'''

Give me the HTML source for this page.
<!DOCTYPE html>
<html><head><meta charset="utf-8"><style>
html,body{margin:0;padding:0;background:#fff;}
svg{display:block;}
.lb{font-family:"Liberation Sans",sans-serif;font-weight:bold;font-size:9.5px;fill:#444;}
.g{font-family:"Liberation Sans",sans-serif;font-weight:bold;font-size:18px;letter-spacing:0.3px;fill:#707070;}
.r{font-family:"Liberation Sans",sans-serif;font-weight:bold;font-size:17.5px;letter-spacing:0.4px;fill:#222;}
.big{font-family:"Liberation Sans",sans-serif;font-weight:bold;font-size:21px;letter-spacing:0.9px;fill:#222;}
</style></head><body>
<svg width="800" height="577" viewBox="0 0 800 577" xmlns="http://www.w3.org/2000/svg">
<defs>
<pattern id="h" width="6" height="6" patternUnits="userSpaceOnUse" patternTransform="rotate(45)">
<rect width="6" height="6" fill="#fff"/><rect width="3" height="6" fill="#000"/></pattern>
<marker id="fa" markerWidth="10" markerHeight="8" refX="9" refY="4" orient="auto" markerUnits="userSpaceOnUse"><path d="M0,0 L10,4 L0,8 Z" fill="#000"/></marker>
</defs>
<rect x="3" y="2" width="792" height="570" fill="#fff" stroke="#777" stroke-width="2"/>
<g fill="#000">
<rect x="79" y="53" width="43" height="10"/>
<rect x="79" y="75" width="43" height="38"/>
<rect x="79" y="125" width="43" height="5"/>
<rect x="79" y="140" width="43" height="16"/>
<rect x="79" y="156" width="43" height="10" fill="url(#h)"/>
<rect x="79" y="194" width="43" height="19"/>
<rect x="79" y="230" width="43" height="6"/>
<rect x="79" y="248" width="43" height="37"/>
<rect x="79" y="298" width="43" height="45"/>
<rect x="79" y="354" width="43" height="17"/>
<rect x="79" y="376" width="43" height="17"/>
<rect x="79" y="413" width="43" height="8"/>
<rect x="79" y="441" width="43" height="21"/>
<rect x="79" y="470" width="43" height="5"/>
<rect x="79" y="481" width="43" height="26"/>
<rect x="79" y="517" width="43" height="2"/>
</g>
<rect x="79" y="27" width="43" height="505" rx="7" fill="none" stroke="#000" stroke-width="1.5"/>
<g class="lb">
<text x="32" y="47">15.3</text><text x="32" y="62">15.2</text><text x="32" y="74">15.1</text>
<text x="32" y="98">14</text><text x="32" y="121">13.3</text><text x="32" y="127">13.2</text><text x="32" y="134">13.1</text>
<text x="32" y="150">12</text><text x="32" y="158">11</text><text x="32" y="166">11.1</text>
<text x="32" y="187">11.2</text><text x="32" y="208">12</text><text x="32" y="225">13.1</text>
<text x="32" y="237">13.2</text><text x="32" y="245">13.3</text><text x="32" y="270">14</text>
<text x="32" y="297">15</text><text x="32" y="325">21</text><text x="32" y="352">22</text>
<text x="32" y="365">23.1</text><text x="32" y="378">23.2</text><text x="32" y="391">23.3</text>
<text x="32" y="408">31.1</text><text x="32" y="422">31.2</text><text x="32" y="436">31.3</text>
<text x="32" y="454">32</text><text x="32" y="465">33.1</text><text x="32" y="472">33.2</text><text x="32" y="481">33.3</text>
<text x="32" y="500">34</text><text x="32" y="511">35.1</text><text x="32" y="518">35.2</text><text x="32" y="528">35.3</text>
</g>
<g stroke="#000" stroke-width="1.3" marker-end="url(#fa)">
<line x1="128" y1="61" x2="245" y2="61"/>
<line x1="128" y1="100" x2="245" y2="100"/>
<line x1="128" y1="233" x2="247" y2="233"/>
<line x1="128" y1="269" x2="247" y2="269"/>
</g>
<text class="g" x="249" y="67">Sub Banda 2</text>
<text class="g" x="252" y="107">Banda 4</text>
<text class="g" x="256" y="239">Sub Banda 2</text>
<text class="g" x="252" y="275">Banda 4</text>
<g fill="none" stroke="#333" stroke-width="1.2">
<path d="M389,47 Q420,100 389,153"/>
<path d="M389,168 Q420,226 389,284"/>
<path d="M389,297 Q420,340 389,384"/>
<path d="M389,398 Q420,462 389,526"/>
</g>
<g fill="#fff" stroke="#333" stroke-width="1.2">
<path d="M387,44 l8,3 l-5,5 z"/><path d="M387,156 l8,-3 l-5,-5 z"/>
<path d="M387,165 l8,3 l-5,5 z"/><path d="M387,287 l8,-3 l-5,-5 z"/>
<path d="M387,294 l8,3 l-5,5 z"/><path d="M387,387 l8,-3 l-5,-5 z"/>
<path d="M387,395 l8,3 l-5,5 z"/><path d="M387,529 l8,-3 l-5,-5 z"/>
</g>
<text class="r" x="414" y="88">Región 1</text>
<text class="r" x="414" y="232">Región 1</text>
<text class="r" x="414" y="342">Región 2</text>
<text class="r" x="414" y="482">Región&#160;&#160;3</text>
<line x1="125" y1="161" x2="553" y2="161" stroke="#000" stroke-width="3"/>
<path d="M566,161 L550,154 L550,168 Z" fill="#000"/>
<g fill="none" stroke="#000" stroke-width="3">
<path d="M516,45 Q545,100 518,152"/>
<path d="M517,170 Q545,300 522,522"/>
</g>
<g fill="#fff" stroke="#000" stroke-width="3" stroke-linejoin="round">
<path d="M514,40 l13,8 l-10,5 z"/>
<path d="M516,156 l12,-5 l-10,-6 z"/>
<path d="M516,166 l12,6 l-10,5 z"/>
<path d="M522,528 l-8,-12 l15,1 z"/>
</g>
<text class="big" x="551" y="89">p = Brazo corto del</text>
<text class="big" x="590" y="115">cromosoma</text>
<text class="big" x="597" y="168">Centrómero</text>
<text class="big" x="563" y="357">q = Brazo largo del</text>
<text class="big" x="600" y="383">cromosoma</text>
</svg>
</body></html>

'''
'''

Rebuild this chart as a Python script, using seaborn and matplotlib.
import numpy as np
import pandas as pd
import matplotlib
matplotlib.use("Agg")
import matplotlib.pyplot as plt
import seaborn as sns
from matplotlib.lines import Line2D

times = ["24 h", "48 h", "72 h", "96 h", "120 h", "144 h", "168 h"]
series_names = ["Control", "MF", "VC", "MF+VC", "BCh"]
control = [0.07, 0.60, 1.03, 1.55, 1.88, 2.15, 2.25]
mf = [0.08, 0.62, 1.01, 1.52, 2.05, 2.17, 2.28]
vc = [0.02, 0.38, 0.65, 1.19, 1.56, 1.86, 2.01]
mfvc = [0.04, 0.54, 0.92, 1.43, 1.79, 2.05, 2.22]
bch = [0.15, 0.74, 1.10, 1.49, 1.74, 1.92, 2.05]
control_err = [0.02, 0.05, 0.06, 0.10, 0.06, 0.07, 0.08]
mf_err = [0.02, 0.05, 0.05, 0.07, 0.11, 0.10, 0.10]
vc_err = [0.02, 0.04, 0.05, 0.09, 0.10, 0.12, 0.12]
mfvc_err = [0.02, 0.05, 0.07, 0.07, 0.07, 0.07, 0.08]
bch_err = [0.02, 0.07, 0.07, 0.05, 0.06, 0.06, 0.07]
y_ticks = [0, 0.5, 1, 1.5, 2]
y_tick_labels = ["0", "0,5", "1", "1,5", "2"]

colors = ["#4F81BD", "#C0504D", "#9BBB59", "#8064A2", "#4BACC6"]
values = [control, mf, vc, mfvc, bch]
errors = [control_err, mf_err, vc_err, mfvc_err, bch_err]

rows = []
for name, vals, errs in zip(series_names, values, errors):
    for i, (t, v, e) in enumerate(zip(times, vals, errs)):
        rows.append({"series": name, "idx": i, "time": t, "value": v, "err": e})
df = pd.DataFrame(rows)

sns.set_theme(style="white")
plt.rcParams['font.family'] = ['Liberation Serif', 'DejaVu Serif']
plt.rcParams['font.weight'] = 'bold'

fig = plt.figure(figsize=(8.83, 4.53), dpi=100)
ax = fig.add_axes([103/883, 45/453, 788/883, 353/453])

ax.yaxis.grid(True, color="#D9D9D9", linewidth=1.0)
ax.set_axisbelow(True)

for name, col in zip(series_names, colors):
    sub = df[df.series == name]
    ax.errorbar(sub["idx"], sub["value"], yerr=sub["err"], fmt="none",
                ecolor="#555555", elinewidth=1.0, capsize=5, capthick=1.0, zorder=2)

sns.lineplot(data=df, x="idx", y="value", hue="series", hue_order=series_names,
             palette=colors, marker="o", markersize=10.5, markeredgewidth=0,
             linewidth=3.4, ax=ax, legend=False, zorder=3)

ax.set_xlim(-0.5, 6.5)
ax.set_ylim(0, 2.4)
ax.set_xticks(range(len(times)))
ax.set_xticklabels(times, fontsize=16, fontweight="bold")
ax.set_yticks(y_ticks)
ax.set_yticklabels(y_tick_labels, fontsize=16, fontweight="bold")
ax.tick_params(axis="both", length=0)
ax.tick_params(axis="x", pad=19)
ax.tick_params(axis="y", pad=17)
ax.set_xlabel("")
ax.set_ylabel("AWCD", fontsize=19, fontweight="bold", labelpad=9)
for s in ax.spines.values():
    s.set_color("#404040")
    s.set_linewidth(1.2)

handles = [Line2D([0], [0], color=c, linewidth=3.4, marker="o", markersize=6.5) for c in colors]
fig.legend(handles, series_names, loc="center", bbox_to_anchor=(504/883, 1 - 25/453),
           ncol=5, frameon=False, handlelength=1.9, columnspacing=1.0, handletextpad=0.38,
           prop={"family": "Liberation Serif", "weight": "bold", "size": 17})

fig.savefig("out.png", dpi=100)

'''

## Task to complete:
Within the material above, transcribe exactly the lines that run from the line holding "Rebuild this chart" through the line holding "from matplotlib.lines import Line2D".

## Result:
Rebuild this chart as a Python script, using seaborn and matplotlib.
import numpy as np
import pandas as pd
import matplotlib
matplotlib.use("Agg")
import matplotlib.pyplot as plt
import seaborn as sns
from matplotlib.lines import Line2D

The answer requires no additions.